» **EXERCISE DIRECTIONS**: Quote the listing in full, exactly as given, minus any pictures.

━━ DATA PROVIDED ━━

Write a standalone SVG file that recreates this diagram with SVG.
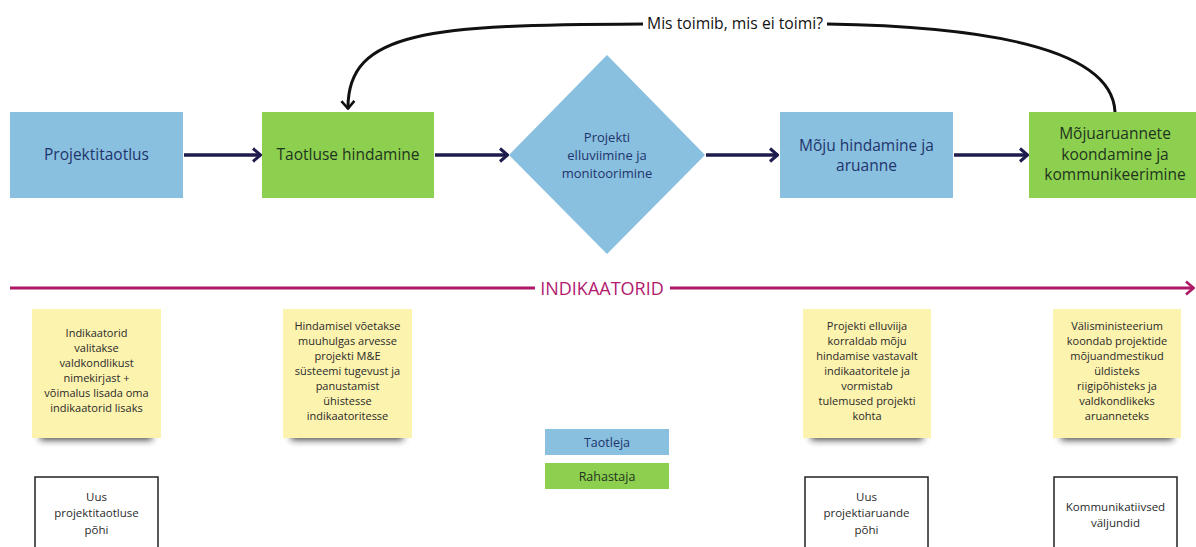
<svg xmlns="http://www.w3.org/2000/svg" width="1196" height="547" viewBox="0 0 1196 547">
<style>
text{font-family:"Open Sans","Noto Sans","DejaVu Sans",sans-serif;text-anchor:middle}
.blue{fill:#89bfdf}
.green{fill:#8dcf4e}
.tb{fill:#1f356b;font-size:15.5px}
.tg{fill:#1d3520;font-size:15.5px}
.td{fill:#1f356b;font-size:13px}
.sticky{fill:#fcf3ae}
.st{fill:#2a2a2a;font-size:11px}
.wb{fill:#fff;stroke:#222;stroke-width:1.5}
.wt{fill:#2a2a2a;font-size:11.5px}
.flow{fill:none;stroke:#1e1c4d;stroke-width:3.5}
.loop{fill:none;stroke:#111;stroke-width:3}
.ind{fill:none;stroke:#ad1765;stroke-width:3}
.lg{font-size:12.5px}
.shd{fill:#222;opacity:0.85}
</style>
<defs>
<marker id="nv" viewBox="0 0 10 16" refX="9" refY="8" markerWidth="10" markerHeight="16" markerUnits="userSpaceOnUse" orient="auto">
<path d="M1,1.5 L8.5,8 L1,14.5" fill="none" stroke="#1e1c4d" stroke-width="3"/>
</marker>
<marker id="bk" viewBox="0 0 10 16" refX="9" refY="8" markerWidth="10" markerHeight="16" markerUnits="userSpaceOnUse" orient="auto">
<path d="M1,1.5 L8.5,8 L1,14.5" fill="none" stroke="#111" stroke-width="2.6"/>
</marker>
<marker id="mg" viewBox="0 0 10 16" refX="9" refY="8" markerWidth="10" markerHeight="16" markerUnits="userSpaceOnUse" orient="auto">
<path d="M1,1.5 L8.5,8 L1,14.5" fill="none" stroke="#ad1765" stroke-width="2.6"/>
</marker>
<filter id="sh" x="-20%" y="-200%" width="140%" height="500%">
<feGaussianBlur stdDeviation="3.5"/>
</filter>
</defs>

<g id="connectors">
<line class="flow" x1="184" y1="155" x2="261" y2="155" marker-end="url(#nv)"/>
<line class="flow" x1="435" y1="155" x2="508" y2="155" marker-end="url(#nv)"/>
<line class="flow" x1="706" y1="155" x2="778" y2="155" marker-end="url(#nv)"/>
<line class="flow" x1="954" y1="155" x2="1028" y2="155" marker-end="url(#nv)"/>
<path class="loop" d="M1115,112 C1112,40 950,26 827,24"/>
<path class="loop" d="M643,24 C430,25 347,30 348,109" marker-end="url(#bk)"/>
<text x="735" y="29" style="fill:#111;font-size:15.7px">Mis toimib, mis ei toimi?</text>
<line class="ind" x1="10" y1="288" x2="535" y2="288"/>
<line class="ind" x1="670" y1="288" x2="1194" y2="288" marker-end="url(#mg)"/>
<text x="602" y="295" style="fill:#b21a6e;font-size:18px">INDIKAATORID</text>
</g>

<g id="projektitaotlus">
<rect class="blue" x="10" y="112" width="173" height="86"/>
<text class="tb" x="96.5" y="160">Projektitaotlus</text>
</g>
<g id="taotluse-hindamine">
<rect class="green" x="262" y="112" width="172" height="86"/>
<text class="tg" x="348" y="160">Taotluse hindamine</text>
</g>
<g id="elluviimine">
<polygon class="blue" points="607,55 705,155 607,254 509,155"/>
<text class="td" x="607" y="142">Projekti</text>
<text class="td" x="607" y="160">elluviimine ja</text>
<text class="td" x="607" y="178">monitoorimine</text>
</g>
<g id="moju-hindamine">
<rect class="blue" x="780" y="112" width="173" height="86"/>
<text class="tb" x="866.5" y="150.5">Mõju hindamine ja</text>
<text class="tb" x="866.5" y="171">aruanne</text>
</g>
<g id="mojuaruannete">
<rect class="green" x="1029" y="112" width="172" height="86"/>
<text class="tg" x="1115" y="139">Mõjuaruannete</text>
<text class="tg" x="1115" y="159.5">koondamine ja</text>
<text class="tg" x="1115" y="180">kommunikeerimine</text>
</g>

<g id="note1">
<rect class="shd" x="40" y="430" width="112" height="10" filter="url(#sh)"/>
<rect class="sticky" x="32" y="309" width="129" height="129"/>
<text class="st" x="96.5" y="337">Indikaatorid</text>
<text class="st" x="96.5" y="352">valitakse</text>
<text class="st" x="96.5" y="367">valdkondlikust</text>
<text class="st" x="96.5" y="382">nimekirjast +</text>
<text class="st" x="96.5" y="397">võimalus lisada oma</text>
<text class="st" x="96.5" y="412">indikaatorid lisaks</text>
</g>
<g id="note2">
<rect class="shd" x="291" y="430" width="112" height="10" filter="url(#sh)"/>
<rect class="sticky" x="283" y="309" width="129" height="129"/>
<text class="st" x="347.5" y="330">Hindamisel võetakse</text>
<text class="st" x="347.5" y="345">muuhulgas arvesse</text>
<text class="st" x="347.5" y="360">projekti M&amp;E</text>
<text class="st" x="347.5" y="375">süsteemi tugevust ja</text>
<text class="st" x="347.5" y="390">panustamist</text>
<text class="st" x="347.5" y="405">ühistesse</text>
<text class="st" x="347.5" y="420">indikaatoritesse</text>
</g>
<g id="note3">
<rect class="shd" x="811" y="430" width="112" height="10" filter="url(#sh)"/>
<rect class="sticky" x="803" y="309" width="128" height="129"/>
<text class="st" x="867" y="330">Projekti elluviija</text>
<text class="st" x="867" y="345">korraldab mõju</text>
<text class="st" x="867" y="360">hindamise vastavalt</text>
<text class="st" x="867" y="375">indikaatoritele ja</text>
<text class="st" x="867" y="390">vormistab</text>
<text class="st" x="867" y="405">tulemused projekti</text>
<text class="st" x="867" y="420">kohta</text>
</g>
<g id="note4">
<rect class="shd" x="1061" y="430" width="112" height="10" filter="url(#sh)"/>
<rect class="sticky" x="1053" y="309" width="128" height="129"/>
<text class="st" x="1117" y="330">Välisministeerium</text>
<text class="st" x="1117" y="345">koondab  projektide</text>
<text class="st" x="1117" y="360">mõjuandmestikud</text>
<text class="st" x="1117" y="375">üldisteks</text>
<text class="st" x="1117" y="390">riigipõhisteks ja</text>
<text class="st" x="1117" y="405">valdkondlikeks</text>
<text class="st" x="1117" y="420">aruanneteks</text>
</g>

<g id="legend-taotleja">
<rect class="blue" x="545" y="429" width="124" height="26"/>
<text class="lg" x="607" y="446.5" fill="#1f356b">Taotleja</text>
</g>
<g id="legend-rahastaja">
<rect class="green" x="545" y="463" width="124" height="26"/>
<text class="lg" x="607" y="480.5" fill="#1d3520">Rahastaja</text>
</g>

<g id="box-taotlus">
<rect class="wb" x="35" y="477" width="123" height="80"/>
<text class="wt" x="96.5" y="501">Uus</text>
<text class="wt" x="96.5" y="517">projektitaotluse</text>
<text class="wt" x="96.5" y="534">põhi</text>
</g>
<g id="box-aruanne">
<rect class="wb" x="805" y="477" width="123" height="80"/>
<text class="wt" x="866.5" y="501">Uus</text>
<text class="wt" x="866.5" y="517">projektiaruande</text>
<text class="wt" x="866.5" y="534">põhi</text>
</g>
<g id="box-valjundid">
<rect class="wb" x="1054" y="477" width="123" height="80"/>
<text class="wt" x="1115.5" y="511">Kommunikatiivsed</text>
<text class="wt" x="1115.5" y="527">väljundid</text>
</g>
</svg>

━━━

» **ANSWER TO THE PROBLEM**:
Write a standalone SVG file that recreates this diagram with SVG.
<svg xmlns="http://www.w3.org/2000/svg" width="1196" height="547" viewBox="0 0 1196 547">
<style>
text{font-family:"Open Sans","Noto Sans","DejaVu Sans",sans-serif;text-anchor:middle}
.blue{fill:#89bfdf}
.green{fill:#8dcf4e}
.tb{fill:#1f356b;font-size:15.5px}
.tg{fill:#1d3520;font-size:15.5px}
.td{fill:#1f356b;font-size:13px}
.sticky{fill:#fcf3ae}
.st{fill:#2a2a2a;font-size:11px}
.wb{fill:#fff;stroke:#222;stroke-width:1.5}
.wt{fill:#2a2a2a;font-size:11.5px}
.flow{fill:none;stroke:#1e1c4d;stroke-width:3.5}
.loop{fill:none;stroke:#111;stroke-width:3}
.ind{fill:none;stroke:#ad1765;stroke-width:3}
.lg{font-size:12.5px}
.shd{fill:#222;opacity:0.85}
</style>
<defs>
<marker id="nv" viewBox="0 0 10 16" refX="9" refY="8" markerWidth="10" markerHeight="16" markerUnits="userSpaceOnUse" orient="auto">
<path d="M1,1.5 L8.5,8 L1,14.5" fill="none" stroke="#1e1c4d" stroke-width="3"/>
</marker>
<marker id="bk" viewBox="0 0 10 16" refX="9" refY="8" markerWidth="10" markerHeight="16" markerUnits="userSpaceOnUse" orient="auto">
<path d="M1,1.5 L8.5,8 L1,14.5" fill="none" stroke="#111" stroke-width="2.6"/>
</marker>
<marker id="mg" viewBox="0 0 10 16" refX="9" refY="8" markerWidth="10" markerHeight="16" markerUnits="userSpaceOnUse" orient="auto">
<path d="M1,1.5 L8.5,8 L1,14.5" fill="none" stroke="#ad1765" stroke-width="2.6"/>
</marker>
<filter id="sh" x="-20%" y="-200%" width="140%" height="500%">
<feGaussianBlur stdDeviation="3.5"/>
</filter>
</defs>

<g id="connectors">
<line class="flow" x1="184" y1="155" x2="261" y2="155" marker-end="url(#nv)"/>
<line class="flow" x1="435" y1="155" x2="508" y2="155" marker-end="url(#nv)"/>
<line class="flow" x1="706" y1="155" x2="778" y2="155" marker-end="url(#nv)"/>
<line class="flow" x1="954" y1="155" x2="1028" y2="155" marker-end="url(#nv)"/>
<path class="loop" d="M1115,112 C1112,40 950,26 827,24"/>
<path class="loop" d="M643,24 C430,25 347,30 348,109" marker-end="url(#bk)"/>
<text x="735" y="29" style="fill:#111;font-size:15.7px">Mis toimib, mis ei toimi?</text>
<line class="ind" x1="10" y1="288" x2="535" y2="288"/>
<line class="ind" x1="670" y1="288" x2="1194" y2="288" marker-end="url(#mg)"/>
<text x="602" y="295" style="fill:#b21a6e;font-size:18px">INDIKAATORID</text>
</g>

<g id="projektitaotlus">
<rect class="blue" x="10" y="112" width="173" height="86"/>
<text class="tb" x="96.5" y="160">Projektitaotlus</text>
</g>
<g id="taotluse-hindamine">
<rect class="green" x="262" y="112" width="172" height="86"/>
<text class="tg" x="348" y="160">Taotluse hindamine</text>
</g>
<g id="elluviimine">
<polygon class="blue" points="607,55 705,155 607,254 509,155"/>
<text class="td" x="607" y="142">Projekti</text>
<text class="td" x="607" y="160">elluviimine ja</text>
<text class="td" x="607" y="178">monitoorimine</text>
</g>
<g id="moju-hindamine">
<rect class="blue" x="780" y="112" width="173" height="86"/>
<text class="tb" x="866.5" y="150.5">Mõju hindamine ja</text>
<text class="tb" x="866.5" y="171">aruanne</text>
</g>
<g id="mojuaruannete">
<rect class="green" x="1029" y="112" width="172" height="86"/>
<text class="tg" x="1115" y="139">Mõjuaruannete</text>
<text class="tg" x="1115" y="159.5">koondamine ja</text>
<text class="tg" x="1115" y="180">kommunikeerimine</text>
</g>

<g id="note1">
<rect class="shd" x="40" y="430" width="112" height="10" filter="url(#sh)"/>
<rect class="sticky" x="32" y="309" width="129" height="129"/>
<text class="st" x="96.5" y="337">Indikaatorid</text>
<text class="st" x="96.5" y="352">valitakse</text>
<text class="st" x="96.5" y="367">valdkondlikust</text>
<text class="st" x="96.5" y="382">nimekirjast +</text>
<text class="st" x="96.5" y="397">võimalus lisada oma</text>
<text class="st" x="96.5" y="412">indikaatorid lisaks</text>
</g>
<g id="note2">
<rect class="shd" x="291" y="430" width="112" height="10" filter="url(#sh)"/>
<rect class="sticky" x="283" y="309" width="129" height="129"/>
<text class="st" x="347.5" y="330">Hindamisel võetakse</text>
<text class="st" x="347.5" y="345">muuhulgas arvesse</text>
<text class="st" x="347.5" y="360">projekti M&amp;E</text>
<text class="st" x="347.5" y="375">süsteemi tugevust ja</text>
<text class="st" x="347.5" y="390">panustamist</text>
<text class="st" x="347.5" y="405">ühistesse</text>
<text class="st" x="347.5" y="420">indikaatoritesse</text>
</g>
<g id="note3">
<rect class="shd" x="811" y="430" width="112" height="10" filter="url(#sh)"/>
<rect class="sticky" x="803" y="309" width="128" height="129"/>
<text class="st" x="867" y="330">Projekti elluviija</text>
<text class="st" x="867" y="345">korraldab mõju</text>
<text class="st" x="867" y="360">hindamise vastavalt</text>
<text class="st" x="867" y="375">indikaatoritele ja</text>
<text class="st" x="867" y="390">vormistab</text>
<text class="st" x="867" y="405">tulemused projekti</text>
<text class="st" x="867" y="420">kohta</text>
</g>
<g id="note4">
<rect class="shd" x="1061" y="430" width="112" height="10" filter="url(#sh)"/>
<rect class="sticky" x="1053" y="309" width="128" height="129"/>
<text class="st" x="1117" y="330">Välisministeerium</text>
<text class="st" x="1117" y="345">koondab  projektide</text>
<text class="st" x="1117" y="360">mõjuandmestikud</text>
<text class="st" x="1117" y="375">üldisteks</text>
<text class="st" x="1117" y="390">riigipõhisteks ja</text>
<text class="st" x="1117" y="405">valdkondlikeks</text>
<text class="st" x="1117" y="420">aruanneteks</text>
</g>

<g id="legend-taotleja">
<rect class="blue" x="545" y="429" width="124" height="26"/>
<text class="lg" x="607" y="446.5" fill="#1f356b">Taotleja</text>
</g>
<g id="legend-rahastaja">
<rect class="green" x="545" y="463" width="124" height="26"/>
<text class="lg" x="607" y="480.5" fill="#1d3520">Rahastaja</text>
</g>

<g id="box-taotlus">
<rect class="wb" x="35" y="477" width="123" height="80"/>
<text class="wt" x="96.5" y="501">Uus</text>
<text class="wt" x="96.5" y="517">projektitaotluse</text>
<text class="wt" x="96.5" y="534">põhi</text>
</g>
<g id="box-aruanne">
<rect class="wb" x="805" y="477" width="123" height="80"/>
<text class="wt" x="866.5" y="501">Uus</text>
<text class="wt" x="866.5" y="517">projektiaruande</text>
<text class="wt" x="866.5" y="534">põhi</text>
</g>
<g id="box-valjundid">
<rect class="wb" x="1054" y="477" width="123" height="80"/>
<text class="wt" x="1115.5" y="511">Kommunikatiivsed</text>
<text class="wt" x="1115.5" y="527">väljundid</text>
</g>
</svg>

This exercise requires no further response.